Inzwischen hat sich allerdings nicht nur die europäische Perspektive der Türkei verdunkelt. Der zunehmend autoritäre Kurs des Staatschefs Erdogan irritiert die Investoren. Dieter Kempf, Chef des Bundesverbandes der Deutschen Industrie, sagt: „Die Rückkehr zur Rechtsstaatlichkeit und Pressefreiheit ist neben Reformmaßnahmen zwingend.“ Für Verunsicherung in Unternehmerkreisen sorgt vor allem, dass Erdogan immer mehr Kompetenzen in der Wirtschafts- und Finanzpolitik an sich zieht.
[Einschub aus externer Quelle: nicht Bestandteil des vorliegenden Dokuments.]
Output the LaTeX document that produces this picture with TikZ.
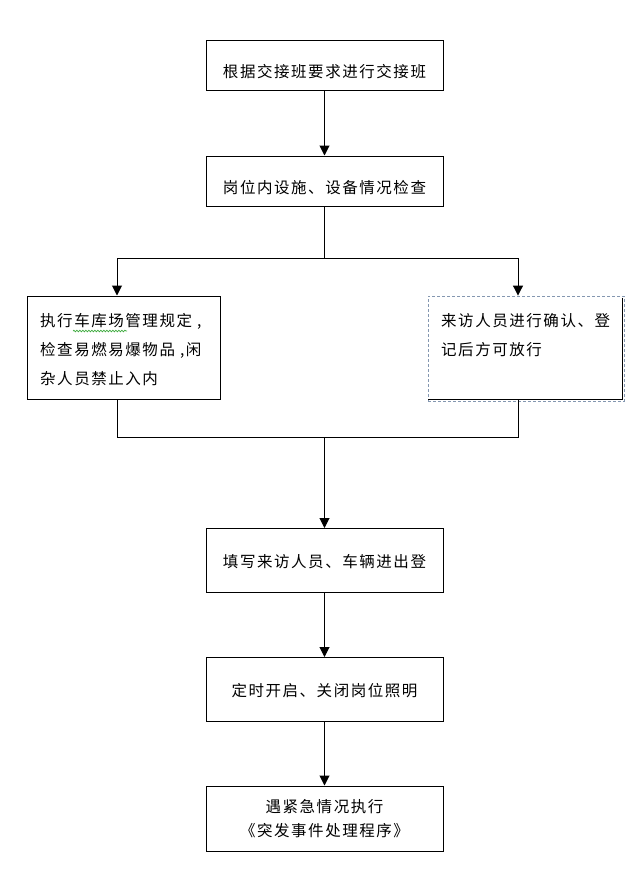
\documentclass[tikz,border=0pt]{standalone}
\usepackage{fontspec}
\newfontfamily\cjk[LetterSpace=10]{Noto Sans CJK SC}
\usetikzlibrary{arrows.meta,decorations.pathmorphing}
\definecolor{dashblue}{RGB}{132,151,176}
\definecolor{squig}{RGB}{60,170,60}
\tikzset{
  box/.style={draw=black,line width=1pt,rectangle,inner sep=0pt},
  dbox/.style={draw=dashblue,line width=0.9pt,dash pattern=on 3pt off 2pt,rectangle,inner sep=0pt},
  txt/.style={inner sep=0pt,font=\cjk\fontsize{15.5}{18}\selectfont},
  conn/.style={line width=1pt,draw=black},
  arr/.style={conn,-{Triangle[width=10pt,length=10pt]}},
}
\begin{document}
\begin{tikzpicture}[x=1pt,y=-1pt]
\useasboundingbox (0,0) rectangle (644,876);
% boxes
\node[box,minimum width=237pt,minimum height=50pt] (b1) at (324.5,65) {};
\node[box,minimum width=237pt,minimum height=50pt] (b2) at (324.5,181) {};
\node[box,minimum width=193pt,minimum height=103pt] (bl) at (124,347.5) {};
\node[dbox,minimum width=196pt,minimum height=105pt] (br) at (526,348.5) {};
\coordinate (brNE) at (622,297.5);
\coordinate (brSE) at (622,399);
\coordinate (brSW) at (428,399);
\draw[conn] (brNE) -- (brSE) -- (brSW);
\node[box,minimum width=237pt,minimum height=64pt] (b3) at (324.5,560.5) {};
\node[box,minimum width=237pt,minimum height=64pt] (b4) at (324.5,689.5) {};
\node[box,minimum width=237pt,minimum height=65pt] (b5) at (324.5,818.5) {};
% texts
\node[txt,anchor=base] (t1) at (324.5,77) {根据交接班要求进行交接班};
\node[txt,anchor=base] (t2) at (324.5,193) {岗位内设施、设备情况检查};
\node[txt,anchor=base west] (tl1) at (40,326) {执行车库场管理规定 ,};
\node[txt,anchor=base west] (tl2) at (40,355) {检查易燃易爆物品 ,闲};
\node[txt,anchor=base west] (tl3) at (40,384) {杂人员禁止入内};
\node[txt,anchor=base west] (tr1) at (441,326) {来访人员进行确认、登};
\node[txt,anchor=base west] (tr2) at (441,355) {记后方可放行};
\node[txt,anchor=base] (t3) at (324.5,567) {填写来访人员、车辆进出登};
\node[txt,anchor=base] (t4) at (324.5,696) {定时开启、关闭岗位照明};
\node[txt,anchor=base] (t5a) at (324.5,812) {遇紧急情况执行};
\node[txt,anchor=base] (t5b) at (324.5,836) {《突发事件处理程序》};
% squiggle
\coordinate (sq1) at (73,331);
\coordinate (sq2) at (127,331);
\draw[squig,line width=0.7pt,decorate,decoration={snake,amplitude=0.8pt,segment length=3pt}] (sq1) -- (sq2);
% connectors
\draw[arr] (b1.south) -- (b2.north);
\coordinate (split) at (324.5,258);
\coordinate (sl) at (117,258);
\coordinate (sr) at (518,258);
\draw[conn] (b2.south) -- (split);
\draw[conn] (sl) -- (sr);
\draw[arr] (sl) -- (sl |- bl.north);
\draw[arr] (sr) -- (sr |- br.north);
\coordinate (jl) at (117,437.5);
\coordinate (jr) at (518,437.5);
\coordinate (jc) at (324.5,437.5);
\draw[conn] (bl.south -| jl) -- (jl) -- (jr) -- (brSW -| jr);
\draw[arr] (jc) -- (b3.north);
\draw[arr] (b3.south) -- (b4.north);
\draw[arr] (b4.south) -- (b5.north);
\end{tikzpicture}
\end{document}
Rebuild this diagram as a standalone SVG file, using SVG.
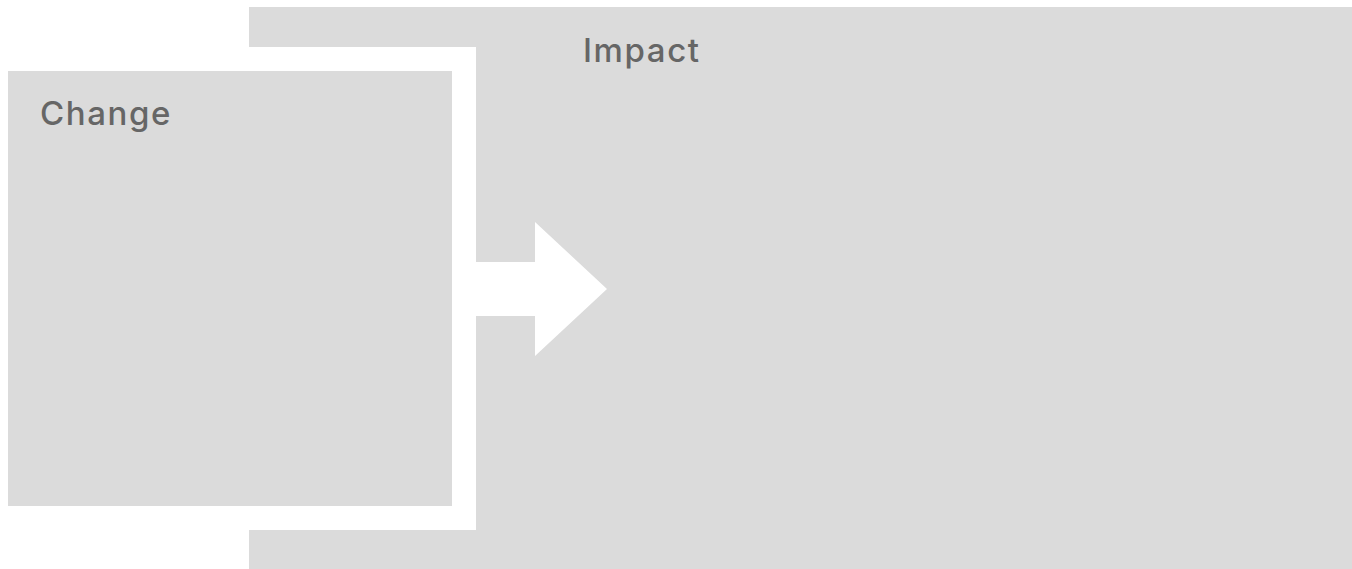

Erdogan, seit mehr als 15 Jahren im Amt, steht vor der vielleicht größten Herausforderung: Die Inflation steigt, die Industrieproduktion bricht dramatisch ein, Tausende Firmen gingen bereits bankrott, der Währungsverfall bringt selbst Großkonzerne in Schwierigkeiten, weil sie ihre Fremdwährungskredite nicht mehr bedienen können. Deshalb droht der Lira-Verfall das Bankensystem zu kontaminieren.

Erdogan versichert: Es gebe keine Krise. Er spricht von Manipulationen und schimpft auf die Finanzlobby, sieht Verschwörer am Werk, die einen Wirtschaftskrieg gegen die Türkei führten und versichert seinen Landsleuten: „Wir werden siegen!“

Aber ein überzeugendes Konzept gegen die Krise haben Erdogan und Albayrak nicht. Das zeigt ihr Kampf gegen den Währungsverfall und die Inflation. Die türkische Lira hat seit Jahresbeginn rund 35 Prozent ihres Außenwerts verloren. Die Teuerung erreichte im September mit fast 25 Prozent den höchsten Stand seit Erdogans Amtsantritt. Der Staatschef, der nach eigenen Angaben Wirtschaftswissenschaften studiert hat, fordert von der Zentralbank und den Geschäftsbanken Zinssenkungen. „Der niedrige Zins wird die Inflation nach unten bringen“, glaubt Erdogan. Mit dieser Theorie steht er jedoch allein, Unabhängige Ökonomen plädieren für höhere Zinsen, um das Wirtschaftswachstum zu drosseln und die überhitzte Konjunktur abzukühlen.

Erdogans Schwiegersohn hofft derweil, die Inflation mit „freiwilligen Preissenkungen“ in den Griff zu kriegen: Auf Druck der Regierung veröffentlichte der Verband der türkischen Handelskammern eine Liste von 407 Produkten, deren Verkaufspreise um zehn Prozent gesenkt werden sollen. Hersteller und Geschäfte, die dem Appell folgen, bekommen eine Art staatliches Gütesiegel. Die anderen nicht. Erdogan forderte seine Landsleute auf, Geschäfte zu meiden, die ihre Preise erhöhen. „Wir werden unser Volk nicht der Gnade von Opportunisten ausliefern“, sagte er und kündigte „Razzien“ an. 

Erdogan  nutzt im Kampf gegen die Inflation offenbar die gleichen Mittel, die er gegen seine politischen Widersacher einsetzt: Einschüchterungen, Verbote und Strafen. Keine gute Ausgangslage, um Vertrauen bei deutschen Investoren zu erzeugen.